Task #11341 (closed)
Map added to new Annotation and other elements
Reported by: | ajpatterson | Owned by: | ajpatterson |
---|---|---|---|
Priority: | major | Milestone: | 5.1.0-m1 |
Component: | Specification | Version: | 5.0.0-beta1 |
Keywords: | schema | Cc: | jamoore, mlinkert, jburel, rleigh |
Resources: | n.a. | Referenced By: | n.a. |
References: | n.a. | Remaining Time: | n.a. |
Sprint: | n.a. |
Description (last modified by ajpatterson)
Add a representation of a map (database H store column) to schema.
This needs to be a compact representation of a key value pair that can be stored in the database as a H Store column.
e.g. <SA:MapAnnotation ID="Annotation:2"> <SA:Value Terminator="|" Separator=","> <Pairs>a,1|b,2|c,3</Pairs> </SA:Value> </SA:MapAnnotation>
These maps will be added as a new complex type.
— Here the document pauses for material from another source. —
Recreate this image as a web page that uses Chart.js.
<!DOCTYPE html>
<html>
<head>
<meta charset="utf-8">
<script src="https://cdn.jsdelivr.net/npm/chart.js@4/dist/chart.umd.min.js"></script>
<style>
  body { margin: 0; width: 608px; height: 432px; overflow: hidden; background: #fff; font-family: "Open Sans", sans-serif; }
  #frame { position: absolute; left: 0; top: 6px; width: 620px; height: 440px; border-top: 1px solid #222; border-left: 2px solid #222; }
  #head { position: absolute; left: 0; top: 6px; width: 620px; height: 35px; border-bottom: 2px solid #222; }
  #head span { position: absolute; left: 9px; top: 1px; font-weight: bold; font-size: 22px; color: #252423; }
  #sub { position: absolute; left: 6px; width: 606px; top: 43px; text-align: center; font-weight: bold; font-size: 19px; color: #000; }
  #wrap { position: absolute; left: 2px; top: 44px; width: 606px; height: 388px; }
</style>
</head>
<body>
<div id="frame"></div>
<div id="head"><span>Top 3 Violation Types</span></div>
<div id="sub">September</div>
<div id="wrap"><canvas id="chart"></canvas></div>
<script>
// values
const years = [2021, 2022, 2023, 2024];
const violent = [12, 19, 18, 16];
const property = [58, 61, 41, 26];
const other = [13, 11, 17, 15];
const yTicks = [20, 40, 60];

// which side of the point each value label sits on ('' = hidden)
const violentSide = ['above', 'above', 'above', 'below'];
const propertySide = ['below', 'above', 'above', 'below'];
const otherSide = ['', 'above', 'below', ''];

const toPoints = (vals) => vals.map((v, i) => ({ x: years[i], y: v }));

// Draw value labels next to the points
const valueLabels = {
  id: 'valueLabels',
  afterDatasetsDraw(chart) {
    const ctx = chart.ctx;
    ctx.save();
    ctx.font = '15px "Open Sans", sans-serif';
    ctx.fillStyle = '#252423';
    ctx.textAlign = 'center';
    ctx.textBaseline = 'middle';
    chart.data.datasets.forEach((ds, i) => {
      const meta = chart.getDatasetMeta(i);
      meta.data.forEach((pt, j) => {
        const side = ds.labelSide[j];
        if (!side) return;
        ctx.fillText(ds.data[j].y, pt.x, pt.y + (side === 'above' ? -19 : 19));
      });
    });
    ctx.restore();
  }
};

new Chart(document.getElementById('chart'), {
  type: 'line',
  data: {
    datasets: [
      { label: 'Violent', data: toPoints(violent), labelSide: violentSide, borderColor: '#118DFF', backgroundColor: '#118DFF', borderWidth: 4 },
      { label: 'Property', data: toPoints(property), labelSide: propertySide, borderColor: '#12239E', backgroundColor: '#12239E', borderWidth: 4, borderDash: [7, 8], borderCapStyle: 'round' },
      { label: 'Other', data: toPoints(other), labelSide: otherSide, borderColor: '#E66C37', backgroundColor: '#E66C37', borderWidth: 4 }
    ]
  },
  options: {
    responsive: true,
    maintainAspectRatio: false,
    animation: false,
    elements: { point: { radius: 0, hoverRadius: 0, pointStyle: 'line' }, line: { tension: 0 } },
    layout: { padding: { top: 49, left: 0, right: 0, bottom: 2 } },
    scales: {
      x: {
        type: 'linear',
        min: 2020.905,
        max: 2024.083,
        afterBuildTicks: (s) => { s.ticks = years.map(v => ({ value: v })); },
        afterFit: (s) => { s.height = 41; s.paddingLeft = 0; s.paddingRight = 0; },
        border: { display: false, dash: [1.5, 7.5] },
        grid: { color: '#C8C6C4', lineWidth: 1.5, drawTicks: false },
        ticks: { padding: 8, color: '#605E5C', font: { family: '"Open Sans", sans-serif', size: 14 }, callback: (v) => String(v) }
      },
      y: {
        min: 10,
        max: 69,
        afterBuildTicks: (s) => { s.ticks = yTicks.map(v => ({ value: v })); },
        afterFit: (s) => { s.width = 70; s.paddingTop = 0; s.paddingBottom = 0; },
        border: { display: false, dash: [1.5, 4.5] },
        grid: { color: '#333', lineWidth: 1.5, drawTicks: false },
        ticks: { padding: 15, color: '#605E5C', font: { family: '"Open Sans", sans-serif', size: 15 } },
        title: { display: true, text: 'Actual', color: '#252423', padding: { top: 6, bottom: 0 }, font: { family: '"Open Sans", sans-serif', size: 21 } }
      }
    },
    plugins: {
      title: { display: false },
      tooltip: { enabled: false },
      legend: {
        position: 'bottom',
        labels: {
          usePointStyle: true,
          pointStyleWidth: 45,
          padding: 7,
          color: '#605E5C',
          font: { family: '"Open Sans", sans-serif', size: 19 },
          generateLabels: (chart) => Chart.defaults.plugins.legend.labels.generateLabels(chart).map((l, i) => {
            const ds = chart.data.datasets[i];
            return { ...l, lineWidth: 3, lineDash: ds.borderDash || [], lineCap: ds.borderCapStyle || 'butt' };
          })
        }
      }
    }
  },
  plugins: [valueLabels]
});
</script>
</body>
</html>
This will be used in new kind of MapAnnotation?. This new map complex type can also be added directly to some the the current elements. Suggestions so far have been Instrument and WellSample?.
Change History (12)
comment:1 Changed 11 years ago by ajpatterson
comment:2 Changed 11 years ago by ajpatterson
- Description modified (diff)
- Status changed from new to accepted
comment:3 Changed 11 years ago by rleigh
I would suggest that to represent key=value pairs, the default separator should be "=" and the default terminator should be "\n" (newline).
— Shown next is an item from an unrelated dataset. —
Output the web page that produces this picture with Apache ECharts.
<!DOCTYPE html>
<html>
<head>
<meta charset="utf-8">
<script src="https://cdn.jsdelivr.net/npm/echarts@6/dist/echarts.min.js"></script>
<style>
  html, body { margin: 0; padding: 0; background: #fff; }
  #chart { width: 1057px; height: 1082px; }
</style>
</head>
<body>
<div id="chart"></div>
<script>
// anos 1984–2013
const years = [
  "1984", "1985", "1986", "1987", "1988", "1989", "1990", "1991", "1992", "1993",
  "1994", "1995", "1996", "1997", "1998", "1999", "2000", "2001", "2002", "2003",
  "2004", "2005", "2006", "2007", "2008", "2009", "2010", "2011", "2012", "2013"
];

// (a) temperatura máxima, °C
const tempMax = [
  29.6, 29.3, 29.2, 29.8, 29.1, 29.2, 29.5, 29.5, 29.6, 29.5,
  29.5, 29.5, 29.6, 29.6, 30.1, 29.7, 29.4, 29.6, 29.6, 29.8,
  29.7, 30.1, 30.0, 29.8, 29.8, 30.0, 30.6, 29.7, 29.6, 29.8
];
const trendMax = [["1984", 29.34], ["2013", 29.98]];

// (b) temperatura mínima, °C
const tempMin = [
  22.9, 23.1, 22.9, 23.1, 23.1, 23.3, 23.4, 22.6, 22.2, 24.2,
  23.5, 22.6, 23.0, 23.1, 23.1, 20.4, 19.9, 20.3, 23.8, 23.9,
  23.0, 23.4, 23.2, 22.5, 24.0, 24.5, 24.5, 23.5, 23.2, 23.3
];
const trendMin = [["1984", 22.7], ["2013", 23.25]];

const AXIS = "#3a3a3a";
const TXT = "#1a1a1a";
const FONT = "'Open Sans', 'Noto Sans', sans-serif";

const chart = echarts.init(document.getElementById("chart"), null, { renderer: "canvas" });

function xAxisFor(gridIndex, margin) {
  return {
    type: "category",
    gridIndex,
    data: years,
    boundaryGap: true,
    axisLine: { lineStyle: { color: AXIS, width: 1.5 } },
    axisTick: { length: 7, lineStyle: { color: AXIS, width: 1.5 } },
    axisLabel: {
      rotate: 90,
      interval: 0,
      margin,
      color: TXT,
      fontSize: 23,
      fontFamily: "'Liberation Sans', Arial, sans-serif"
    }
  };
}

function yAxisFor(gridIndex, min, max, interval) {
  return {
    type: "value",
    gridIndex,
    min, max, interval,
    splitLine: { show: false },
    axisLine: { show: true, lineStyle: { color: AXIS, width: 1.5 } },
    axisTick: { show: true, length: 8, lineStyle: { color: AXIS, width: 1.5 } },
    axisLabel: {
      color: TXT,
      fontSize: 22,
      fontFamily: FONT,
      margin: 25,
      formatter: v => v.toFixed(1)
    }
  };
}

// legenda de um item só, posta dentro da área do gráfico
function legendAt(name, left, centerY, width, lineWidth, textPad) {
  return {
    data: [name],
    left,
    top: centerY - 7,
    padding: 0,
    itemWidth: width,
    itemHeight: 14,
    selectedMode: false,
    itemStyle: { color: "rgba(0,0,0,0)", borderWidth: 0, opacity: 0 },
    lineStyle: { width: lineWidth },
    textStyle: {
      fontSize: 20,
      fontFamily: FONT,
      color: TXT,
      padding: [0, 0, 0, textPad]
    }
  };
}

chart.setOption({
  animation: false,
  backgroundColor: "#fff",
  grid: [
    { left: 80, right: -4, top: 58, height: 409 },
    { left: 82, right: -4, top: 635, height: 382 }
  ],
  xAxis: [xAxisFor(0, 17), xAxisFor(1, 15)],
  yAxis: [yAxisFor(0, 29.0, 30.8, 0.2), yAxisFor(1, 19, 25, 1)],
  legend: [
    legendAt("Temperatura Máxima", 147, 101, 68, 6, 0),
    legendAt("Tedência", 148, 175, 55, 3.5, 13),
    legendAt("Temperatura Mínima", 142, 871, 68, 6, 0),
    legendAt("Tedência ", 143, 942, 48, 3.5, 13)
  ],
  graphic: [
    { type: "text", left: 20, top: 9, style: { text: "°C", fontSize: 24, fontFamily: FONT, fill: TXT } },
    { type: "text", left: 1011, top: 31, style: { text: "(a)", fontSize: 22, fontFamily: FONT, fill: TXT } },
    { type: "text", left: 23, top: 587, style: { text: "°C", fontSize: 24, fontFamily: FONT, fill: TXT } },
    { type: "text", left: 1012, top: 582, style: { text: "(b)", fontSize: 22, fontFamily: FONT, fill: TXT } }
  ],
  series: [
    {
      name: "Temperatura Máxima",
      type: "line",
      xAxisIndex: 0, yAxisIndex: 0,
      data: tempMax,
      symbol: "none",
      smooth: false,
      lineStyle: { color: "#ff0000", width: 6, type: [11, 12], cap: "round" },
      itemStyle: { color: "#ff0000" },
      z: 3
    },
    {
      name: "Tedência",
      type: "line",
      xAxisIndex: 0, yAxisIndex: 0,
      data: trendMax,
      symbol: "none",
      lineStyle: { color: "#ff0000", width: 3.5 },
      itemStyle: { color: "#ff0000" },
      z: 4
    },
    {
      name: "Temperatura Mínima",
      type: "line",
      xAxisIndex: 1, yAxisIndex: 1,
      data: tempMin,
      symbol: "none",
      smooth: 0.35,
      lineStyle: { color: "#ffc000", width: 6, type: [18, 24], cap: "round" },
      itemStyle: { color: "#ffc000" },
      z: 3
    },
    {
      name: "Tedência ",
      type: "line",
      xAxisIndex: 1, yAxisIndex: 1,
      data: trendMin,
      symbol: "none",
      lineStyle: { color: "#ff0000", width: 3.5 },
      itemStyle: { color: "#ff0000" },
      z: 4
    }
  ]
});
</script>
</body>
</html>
comment:4 Changed 11 years ago by ajpatterson
I do not want to define defaults in the XML, if they are present then it can be hard to tell if the value is set to the default or just not provided.
comment:5 Changed 11 years ago by rleigh
I think it's entirely reasonable to pick sane defaults and stick with them. Why is a newline not a sensible default terminator. Very few people will want or need to change that. And while a variety of separators may get used, using "=" is also sensible. It's not CSV, so comma isn't an obvious choice. Storing key-value pairs was the original intent, so let's have it do that by default!
Also, what's the need for the Value and Pair elements? Why can't it be this simple and compact?:
<SA:MapAnnotation ID="Annotation:2"> key1=value1 key2=value2 key3=value3 </SA:MapAnnotation>
or, with a separator specified
<SA:MapAnnotation ID="Annotation:2" Separator=": "> key1: value1 key2: value2 key3: value3 </SA:MapAnnotation>
comment:6 Changed 11 years ago by jamoore
I'd add a proposal for something more like: <Map><entry key="...">value</entry></Map>. ("Pair" would also work) This will limit the keys to pretty sensible values, while allowing values to vary more widely.
comment:7 Changed 11 years ago by rleigh
@jamoore, this was what Andrew's original version did, which we discussed last week. The disadvantages of this approach are that it retains a pile of XML bloat, and also doesn't allow verbatim copying of original metadata into the XML; the reason for the flexible separator/terminator was to permit direct copying of original metadata. Not having to translate into XML was one of the primary features we discussed.
comment:8 Changed 11 years ago by jamoore
The flip-side is of course is that it requires of all *consumers* of the XML having or writing their own parser. The bloat is about 13 (<e k=""></e>) characters per entry as opposed to 2 (,|) which I would argue is worth to prevent reparsing. I certainly hadn't thought of being able to copy-n-paste into the XML as a requirement, but perhaps if that is a design goal and we're expecting to get huge maps, we could just leave those items in external files? (This is something we will equally need for OMERO.tables, i.e. having csv-like data that has the Right Thing done with it, without needing parsing into XML)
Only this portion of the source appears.